Obituários e homenagens aqui publicados enfatizam a ousadia, o brilho intelectual, o inconformismo e a capacidade de Bourdieu de dirigir seu olhar aos mais diferentes campos da vida social. Raros foram os que se detiveram naquele que é o campo essencial da fenomenologia social contemporânea – o campo jornalístico. E, como os autores são, em geral, oriundos do campo acadêmico, não devem ter gostado do que disse o mestre a seu respeito: "A influência do campo jornalístico sobre os campos de produção cultural (sobretudo em matéria de filosofia e ciências sociais) se exerce principalmente através da intervenção de produtores culturais situados num lugar incerto entre o campo jornalístico e os campos especializados (literário ou filosófico etc.).
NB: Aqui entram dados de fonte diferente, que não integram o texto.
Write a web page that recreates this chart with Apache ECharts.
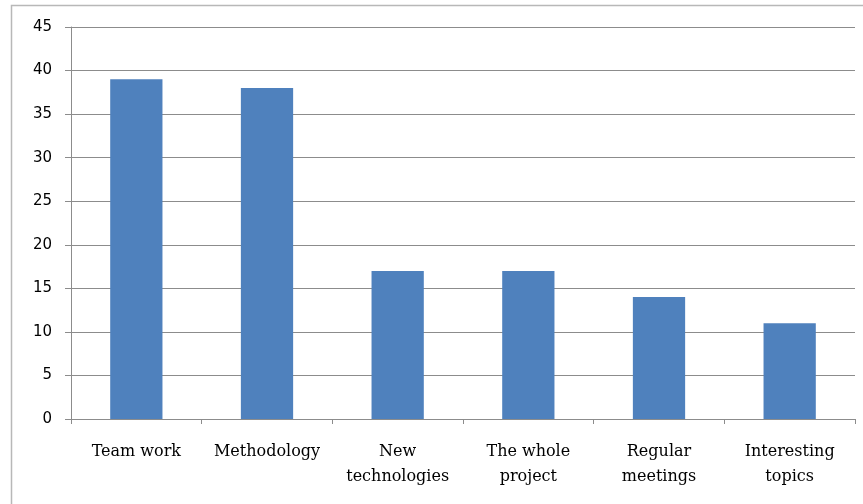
<!DOCTYPE html>
<html>
<head>
<meta charset="utf-8">
<script src="https://cdn.jsdelivr.net/npm/echarts@6/dist/echarts.min.js"></script>
<style>
html,body{margin:0;padding:0;background:#fff;}
#c{width:863px;height:504px;}
</style>
</head>
<body>
<div id="c"></div>
<script>
var categories = ["Team work", "Methodology", "New\ntechnologies", "The whole\nproject", "Regular\nmeetings", "Interesting\ntopics"];
var values = [39, 38, 17, 17, 14, 11];
var yTicks = [0, 5, 10, 15, 20, 25, 30, 35, 40, 45];

var chart = echarts.init(document.getElementById('c'));
chart.setOption({
  animation: false,
  backgroundColor: '#fff',
  graphic: [{
    type: 'rect',
    shape: {x: 11.5, y: 5.5, width: 900, height: 600},
    style: {fill: 'none', stroke: '#b8b8b8', lineWidth: 1.5},
    silent: true
  }],
  grid: {left: 71, right: 8, top: 27, bottom: 85},
  xAxis: {
    type: 'category',
    data: categories,
    axisLine: {lineStyle: {color: '#8c8c8c', width: 1}},
    axisTick: {show: true, length: 5, lineStyle: {color: '#8c8c8c'}},
    axisLabel: {
      interval: 0,
      margin: 20,
      fontFamily: 'DejaVu Serif',
      fontSize: 16,
      lineHeight: 25,
      color: '#000'
    }
  },
  yAxis: {
    type: 'value',
    min: yTicks[0],
    max: yTicks[yTicks.length - 1],
    interval: 5,
    axisLine: {show: true, lineStyle: {color: '#8c8c8c', width: 1}},
    axisTick: {show: true, length: 6, lineStyle: {color: '#8c8c8c'}},
    axisLabel: {
      margin: 19,
      fontFamily: 'DejaVu Sans',
      fontSize: 15,
      color: '#000'
    },
    splitLine: {lineStyle: {color: '#8c8c8c', width: 1}}
  },
  series: [{
    type: 'bar',
    data: values,
    barWidth: '40%',
    itemStyle: {color: '#4f81bd'}
  }]
});
</script>
</body>
</html>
Esses "intelectuais-jornalistas", que se servem de seu duplo vínculo para se esquivar das exigências específicas dos dois universos e para introduzir em cada um deles poderes mais ou menos bem adquiridos no outro, estão em condições de exercer dois efeitos principais: de um lado, adotar novas formas de produção cultural, situadas num meio termo mal definido entre esoterismo universitário e o exoterismo (*) jornalístico; de outro, impor, em especial através de seus ensinamentos críticos, princípios de avaliação das produções culturais (...). (Sobre a Televisão, pág. 111)
[(*) Exoterismo: ensinamento que, na Antiguidade grega, era transmitido ao público, sem restrições, dado o amplo interesse que suscitava e a forma acessível em que podia ser exposto. (A.D.)]

Numa excelente entrevista ao Jornal do Brasil (caderno Idéias, 11/9/00), Bourdieu explicou o conformismo dos jornalistas no tocante à própria atividade:
"O jornalismo – que se pensa como um ‘quarto poder’, mas crítico – é sem dúvida um poder que, diante das pressões de todas as ordens que pesam sobre a atividade jornalística (sobre os jornalistas, portanto), já não tem muita coisa de crítico e contribui muito para reforçar as forças mais conservadoras da economia e da política

Mas o que interessa é a sua intervenção – como ela a chama – na TV, foco e título do seu panfleto:
(...) Penso que a televisão, através de diferentes mecanismos (...) expõe a um grande perigo as diferentes esferas da produção cultural, arte, literatura, ciência, filosofia, direito; creio mesmo que, ao contrário do que pensam e dizem com toda a boa-fé os jornalistas mais conscientes de suas responsabilidades, [a TV] expõe a vida política e a democracia a um perigo não menor (...). (Idem, pág. 9)

Essa integridade crítica, essa capacidade de enxergar o conjunto de elementos que compõem o campo jornalístico, incorporando-o ao bojo do processo sócio-cultural, distingue Bourdieu da maioria dos pensadores e críticos contemporâneos.

Hoje, no Brasil, temos críticos que só vêem as mazelas da TV e, como escrevem em jornais ou revistas, fecham os olhos às mazelas específicas destes media. Ou ainda, sendo oriundos da academia, poupam-na de qualquer responsabilidade na difusão do tal "esoterismo universitário".

Pierre Bourdieu viu tudo, não pode ser esquecido.